Geelong Advertiser

Taxing times on horizon

Labor’s plan has late sting in the tail

- JOHN ROLFE

A WORKER on less than $100,000 a year now would pay nearly $1000 extra tax in 2022-23 under Labor compared with the Coalition’s “more sensible” plan, top social researcher­s say.

Bill Shorten plans to pick your pocket by failing to match Scott Morrison’s latest vow to further lower taxes and undoing the cuts the Coalition successful­ly passed into law last year.

A person making $99,000 this financial year could pay an additional $1440 in tax under Labor in 2022-23 when their earnings would be about $110,000, based on conservati­ve wage growth estimates.

Labor would then give them back $480 via the “Lower and Middle Income Tax Offset”, or LMITO.

That would leave the worker $960 a year worse off overall, according to analysis by the Australian National University prepared exclusivel­y for News Corp Australia.

A couple currently earning a combined $180,000 — where one is working part-time — would be nearly $2500 in the red under Labor in 2022-23 by which time their household income would have risen to about $200,000 annually.

The results also show a person on $40,000 in four financial years would be better off under the Coalition.

Asked to summarise the parties’ medium-term plans, ANU Centre for Social Research and Methods’ top analyst Ben Phillips said: “Certainly the Coalition’s is a little more sensible.”

This was because the Coalition was tackling bracket creep by increasing the income levels at which higher tax rates were payable while Labor was not.

Associate Prof Phillips, whose team prepared the tax plans comparison, said the LMITO — which the Coalition would end by 2022-23 but Labor would keep — was adding complexity to the system.
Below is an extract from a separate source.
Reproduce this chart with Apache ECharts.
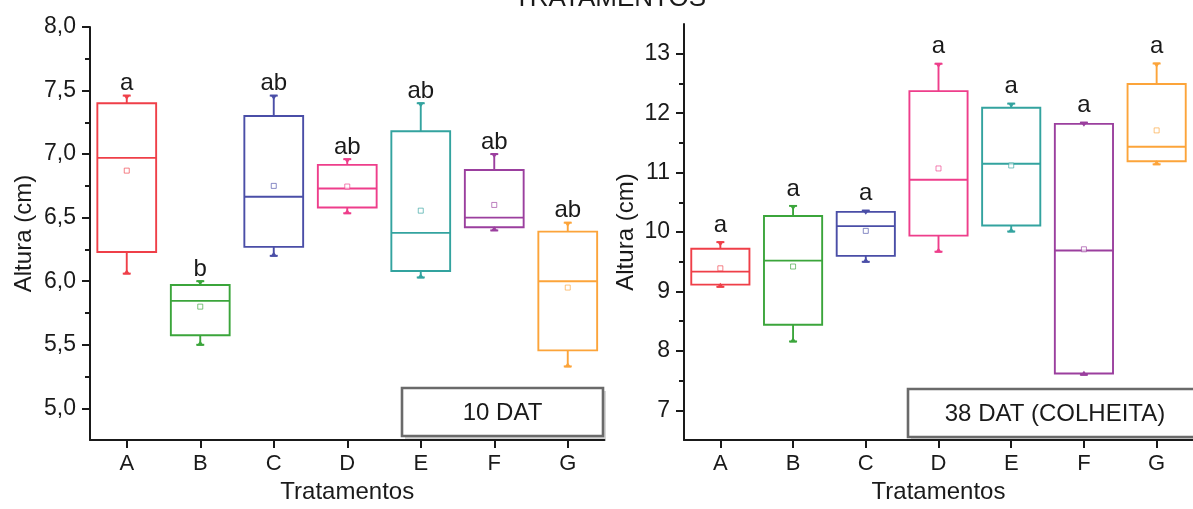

It was better to provide regular relief through tax cuts that increased every pay packet than to deliver a one-off refund after the end of the financial year, Prof Phillips said.

The ANU analysis is based on the latest plans laid out by the Government and Labor.

The Coalition wants to deepen cuts it had passed into law last year.

Labor has decided to oppose the additional relief — and recommitte­d to reversing already-legislated reductions.

Starting 2022-23, the Coalition would shift the starting point of the 19 per cent tax threshold to $45,000 from $41,000; Labor wants to reduce it to $37,000.

A Morrison government would set the 37 per cent bracket to begin at $120,000; Mr Shorten would have it at $90,000.

H&R Block tax communicat­ions director Mark Chapman said that in contrast to most recent election campaigns, there was a stark difference in medium-term tax plans. But more immediatel­y, there was little to separate the parties.

Both are offering kickers in 2018-19 to 2021-22 tax returns of as much as $1080.

Labor is pitching slightly larger refunds to those on less than $48,000, but is also planning to take 2 per cent of income above $180,000, costing a $200,000 earner $400 annually until 2022.

“With the short-term stuff, there’s virtually no difference between the two,” Mr Chapman said.

The Coalition is vowing to further reduce taxes from 2024-25 for anyone earning $45,000 a year and up by reducing the 32.5 per cent tax threshold to 30 per cent.

“That’s definitely going to be appealing,” said H&R Block tax communicat­ions director Mark Chapman. “It will have a real impact on middle-income earners.”

But, Mr Chapman said, voters would be sceptical about the likelihood of that change becoming a reality given it was more than five years off.